>> START

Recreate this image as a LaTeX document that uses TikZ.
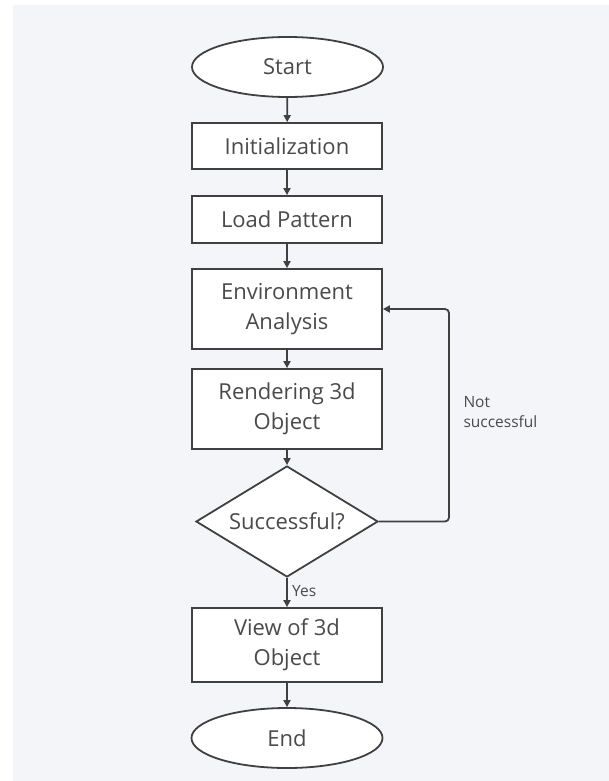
\documentclass[tikz,border=0pt]{standalone}
\usepackage{fontspec}
\setmainfont{Open Sans}
\usetikzlibrary{shapes.geometric,arrows.meta}
\definecolor{bgc}{HTML}{F4F5F8}
\definecolor{linec}{HTML}{404040}
\definecolor{txtc}{HTML}{4A4A4A}
\begin{document}
\begin{tikzpicture}[x=1pt,y=-1pt,
  every node/.style={text=txtc,font=\fontsize{22}{30}\selectfont},
  procbox/.style={draw=linec,line width=1.8pt,fill=white,rectangle,minimum width=190pt,align=center,inner sep=0pt},
  term/.style={draw=linec,line width=1.8pt,fill=white,ellipse,minimum width=191pt,minimum height=60pt,inner sep=0pt},
  decis/.style={draw=linec,line width=1.8pt,fill=white,diamond,minimum width=182pt,minimum height=111pt,inner sep=0pt,aspect=1.64},
  conn/.style={draw=linec,line width=1.8pt,-{Triangle[length=7pt,width=7pt]}},
  small/.style={font=\fontsize{15.5}{20}\selectfont,text=txtc}]
\useasboundingbox (0,0) rectangle (609,781);
\fill[bgc] (13,5) rectangle (609,781);
\node[term] (start) at (287.5,67) {Start};
\node[procbox,minimum height=46pt] (init) at (287,146) {Initialization};
\node[procbox,minimum height=47pt] (load) at (287,219.5) {Load Pattern};
\node[procbox,minimum height=80pt] (env) at (287,309) {Environment\\Analysis};
\node[procbox,minimum height=80pt] (rend) at (287,409) {Rendering 3d\\Object};
\node[decis] (succ) at (287,521.5) {Successful?};
\node[procbox,minimum height=74pt] (view) at (287,645) {View of 3d\\Object};
\node[term] (end) at (287,738) {End};
\coordinate (c1) at (449,521.5);
\coordinate (c2) at (449,309);
\draw[conn] (start) -- (init);
\draw[conn] (init) -- (load);
\draw[conn] (load) -- (env);
\draw[conn] (env) -- (rend);
\draw[conn] (rend) -- (succ);
\draw[conn] (succ) -- node[small,right,pos=0.45,xshift=1pt] (yes) {Yes} (view);
\draw[conn] (view) -- (end);
\draw[conn,rounded corners=4pt] (succ.east) -- (c1) -- (c2) -- (env.east);
\node[small,align=left,anchor=west] (ns) at (460,412) {Not\\successful};
\end{tikzpicture}
\end{document}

>> END

_Aim_: Pictures are to be left out; repeat all the remaining data exactly.

_Answer to the task_:
Recreate this image as a LaTeX document that uses TikZ.
\documentclass[tikz,border=0pt]{standalone}
\usepackage{fontspec}
\setmainfont{Open Sans}
\usetikzlibrary{shapes.geometric,arrows.meta}
\definecolor{bgc}{HTML}{F4F5F8}
\definecolor{linec}{HTML}{404040}
\definecolor{txtc}{HTML}{4A4A4A}
\begin{document}
\begin{tikzpicture}[x=1pt,y=-1pt,
  every node/.style={text=txtc,font=\fontsize{22}{30}\selectfont},
  procbox/.style={draw=linec,line width=1.8pt,fill=white,rectangle,minimum width=190pt,align=center,inner sep=0pt},
  term/.style={draw=linec,line width=1.8pt,fill=white,ellipse,minimum width=191pt,minimum height=60pt,inner sep=0pt},
  decis/.style={draw=linec,line width=1.8pt,fill=white,diamond,minimum width=182pt,minimum height=111pt,inner sep=0pt,aspect=1.64},
  conn/.style={draw=linec,line width=1.8pt,-{Triangle[length=7pt,width=7pt]}},
  small/.style={font=\fontsize{15.5}{20}\selectfont,text=txtc}]
\useasboundingbox (0,0) rectangle (609,781);
\fill[bgc] (13,5) rectangle (609,781);
\node[term] (start) at (287.5,67) {Start};
\node[procbox,minimum height=46pt] (init) at (287,146) {Initialization};
\node[procbox,minimum height=47pt] (load) at (287,219.5) {Load Pattern};
\node[procbox,minimum height=80pt] (env) at (287,309) {Environment\\Analysis};
\node[procbox,minimum height=80pt] (rend) at (287,409) {Rendering 3d\\Object};
\node[decis] (succ) at (287,521.5) {Successful?};
\node[procbox,minimum height=74pt] (view) at (287,645) {View of 3d\\Object};
\node[term] (end) at (287,738) {End};
\coordinate (c1) at (449,521.5);
\coordinate (c2) at (449,309);
\draw[conn] (start) -- (init);
\draw[conn] (init) -- (load);
\draw[conn] (load) -- (env);
\draw[conn] (env) -- (rend);
\draw[conn] (rend) -- (succ);
\draw[conn] (succ) -- node[small,right,pos=0.45,xshift=1pt] (yes) {Yes} (view);
\draw[conn] (view) -- (end);
\draw[conn,rounded corners=4pt] (succ.east) -- (c1) -- (c2) -- (env.east);
\node[small,align=left,anchor=west] (ns) at (460,412) {Not\\successful};
\end{tikzpicture}
\end{document}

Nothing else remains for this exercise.